Este universalismo del espíritu español era, por supuesto, el de todo el Occidente, el de toda la Cristiandad en la Edad Media, si bien en España lo exacerbaron las luchas seculares contra moros y judíos. Por la necesidad de ese universalismo no se habla ahora en los libros de mayor importancia, sino de la vuelta a la Edad Media, a «una nueva Edad Media», como diría Berdiaeff. No es solamente Massis quien lo propone al término de su Defensa de Occidente, sino que los hechos nos muestran la necesidad de que vuelva a rehacerse la unidad de la Cristiandad, [122] si queremos salvar la civilización frente a las muchedumbres del Oriente, que viven realmente una vida animal de hambre continua e insaciada, que necesitan de la levadura y de la disciplina de Occidente para poder levantar los ojos de la tierra, pero que producen aspavientos de poeta, como Rabindranath Tagore, y fantasmas de profeta, como Gandhi, para hacerlos creer que se remediará su situación el día en que se lancen contra los pueblos decadentes de América y Europa.

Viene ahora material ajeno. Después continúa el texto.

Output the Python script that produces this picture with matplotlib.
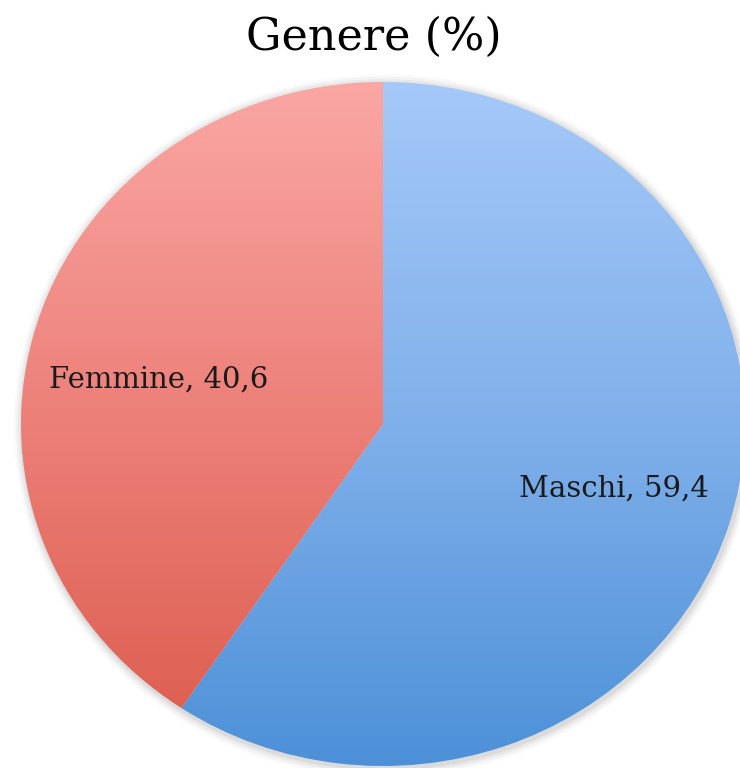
import numpy as np
import matplotlib
matplotlib.use("Agg")
import matplotlib.pyplot as plt
from matplotlib.colors import LinearSegmentedColormap
from matplotlib.patches import Ellipse

# Data
categories = ["Maschi", "Femmine"]
values = [59.4, 40.6]
labels = ["Maschi, 59,4", "Femmine, 40,6"]
title = "Genere (%)"

W, H = 740, 768
fig = plt.figure(figsize=(W / 100, H / 100), dpi=100)
ax = fig.add_axes([0, 0, 1, 1])

# pixel geometry of the (slightly elliptical) pie
cx, cy = 383, 424   # pixel center (y from top)
rx, ry = 362, 342

# soft shadow
for i, a in enumerate([0.05, 0.04, 0.03, 0.02]):
    e = Ellipse((0.004, -0.006), 2 + 0.012 * (i + 1), 2 + 0.014 * (i + 1),
                facecolor="black", edgecolor="none", alpha=a, zorder=0)
    ax.add_patch(e)

wedges, _ = ax.pie(values, startangle=90, counterclock=False, radius=1,
                   wedgeprops=dict(edgecolor="none", linewidth=0))

grads = [
    ["#a7cafa", "#80b0ea", "#4a8fd7"],
    ["#fba9a6", "#ec7f78", "#da5849"],
]
for w, g in zip(wedges, grads):
    w.set_facecolor("none")
    cmap = LinearSegmentedColormap.from_list("g", g)
    grad = np.linspace(0, 1, 256).reshape(-1, 1)
    im = ax.imshow(grad, extent=(-1.05, 1.05, -1.05, 1.05), origin="upper",
                   cmap=cmap, aspect="auto", zorder=1, interpolation="bilinear")
    im.set_clip_path(w)

ax.set_aspect("auto")
ax.set_xlim(-cx / rx, (W - cx) / rx)
ax.set_ylim(-(H - cy) / ry, cy / ry)
ax.axis("off")

def px(xp, yp):
    return (xp - cx) / rx, (cy - yp) / ry

x0, y0 = px(614, 489)
ax.text(x0, y0, labels[0], ha="center", va="center", fontsize=21,
        family="DejaVu Serif", color="#1a1a1a", zorder=3)
x1, y1 = px(159, 380)
ax.text(x1, y1, labels[1], ha="center", va="center", fontsize=21,
        family="DejaVu Serif", color="#1a1a1a", zorder=3)

fig.text(374 / W, 1 - 37 / H, title, ha="center", va="center", fontsize=32,
         family="DejaVu Serif", color="black")

fig.savefig("out.png", dpi=100)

De entre todos los pueblos de Occidente no hay ninguno más cercano a la Edad Media que el nuestro. En España vivimos la Edad Media hasta muy entrado el siglo XVIII. Esta es la explicación de que nuestros reformadores hayan renegado radicalmente de todo lo español, vuelto las miradas al resto del mundo occidental como a un Cielo del que estaban excluidos y tratado de hacernos brincar sobre nuestra sombra, en la esperanza de que un salto mortal nos haría caer en las riberas de la modernidad… Pero el ansia de modernidad se ha desvanecido en el resto del mundo. Y los mejores ojos se vuelven hacia España.